= Magis Institute =

Magis Institute is a non-profit educational organization dedicated to public education concerning the complementary relationship among the varied disciplines of physics, philosophy, reason, and faith. It was founded by Jesuit priest and former Gonzaga University president Robert J. Spitzer, SJ. The institute's primary outreaches are the Magis Center, The Purposeful Universe, and The Magis Institute for Teachers and Catechists.

== History ==
Fr. Robert Spitzer, SJ, a Jesuit priest, philosopher, educator, author, speaker, and retired President of Gonzaga University in Spokane, Washington, joined with Tim Busch to create the Magis Institute. Spitzer is currently the President of the institute.

== The Magis Center for Reason and Faith ==
Magis Institute originally was created simply to be a center for Catholic spirituality. In 2008, Father Spitzer and his associates at Magis considered how they might offer a reasoned, scientific alternative viewpoint to those publicly expressed by "new atheism" writers such as Christopher Hitchens and Richard Dawkins. As a result of these conversations, Father Spitzer began the Magis Center for Reason and Faith to provide a framework for the creation and distribution of materials expressing this alternative viewpoint.

On 3 September 2010, the Catholic News Agency featured Spitzer in a printed response to the announcement of Stephen Hawking's new book touching on the subject of the origins of the universe.

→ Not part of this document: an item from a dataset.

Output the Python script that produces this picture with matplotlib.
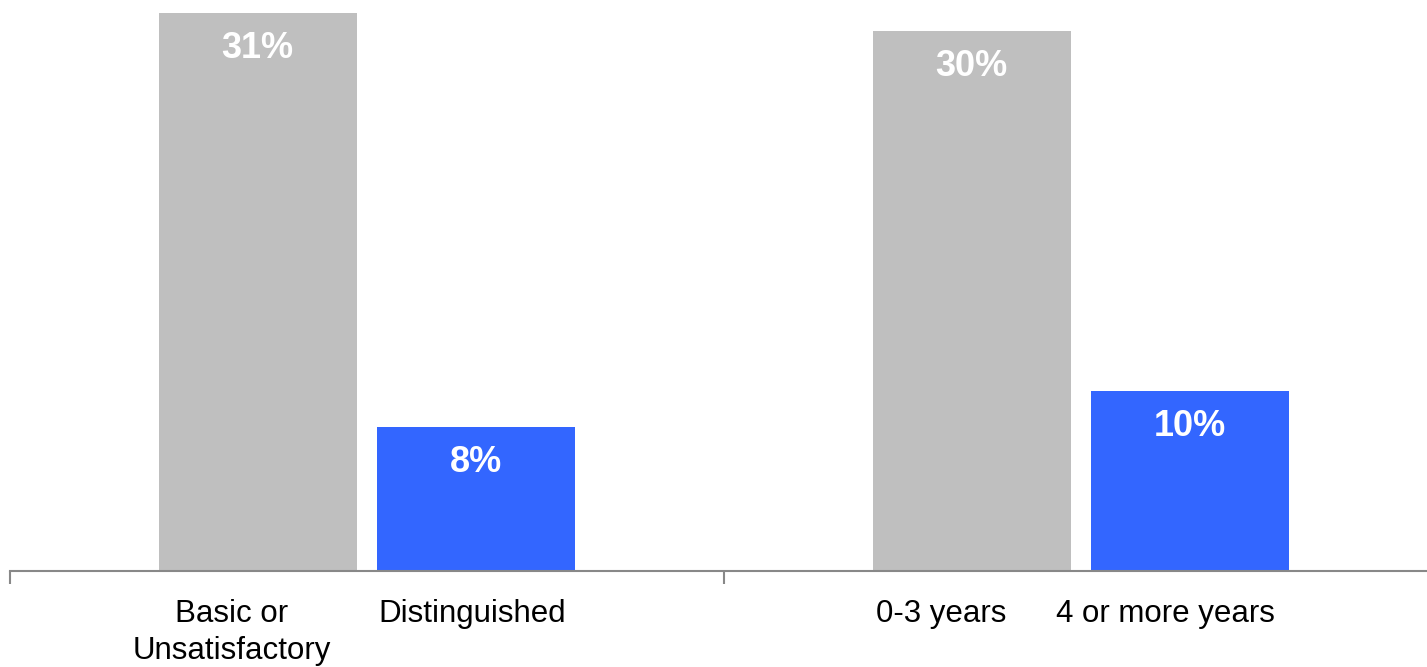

On 10 September 2010, the institute was mentioned on the CNN program Larry King Live. Father Spitzer appeared as a panelist on the program which featured Dr. Stephen Hawking, Hawking's literary collaborator, Leonard Mlodinow, and author Deepak Chopra in a one-hour prime-time discussion on the need for a transcendent creator of the universe.

== Methods ==
The institute, through Magis Center for Reason and Faith, has utilized different methods to leverage media to publicize a view of the compatibility of faith and reason:

=== Books ===
Father Spitzer published New Proofs for the Existence of God Other books authored by members of the institute are intended to be affordable and tailored to the average reader within the planned demographic. The institute also helps to promote the books of other writers who share a similar viewpoint, e.g. William Lane Craig, working with a physicist named Simpson, published the Blackwell Commentary on Natural Theology.

=== Documentary films ===
Former NBC News and Today Show producer Martha Cotton works with the institute to make these complex issues more intelligible and to prompt discussions among high school students. The first documentary, "Cosmic Origins", features Nobel Laureate Arno Penzias, who discovered background radiation from the Big Bang. The video also features John Polkinghorne, who is an Anglican priest and a winner of the Templeton Prize.

=== Social media ===
The institute has a popular Facebook page, and frequently releases videos on YouTube. This content highlights the long history of scientific research done by members of the clergy over the centuries, with a special focus on those who are currently active in their respective fields.

=== High school curriculum ===
The institute's website offers a curriculum for high school students that is designed for use in parochial schools and church youth groups.

=== Adult education and college curriculum ===
The institute arranged for a college course in conjunction with Benedictine College in Atchison, Kansas titled "Physics and Metaphysics in Dialogue".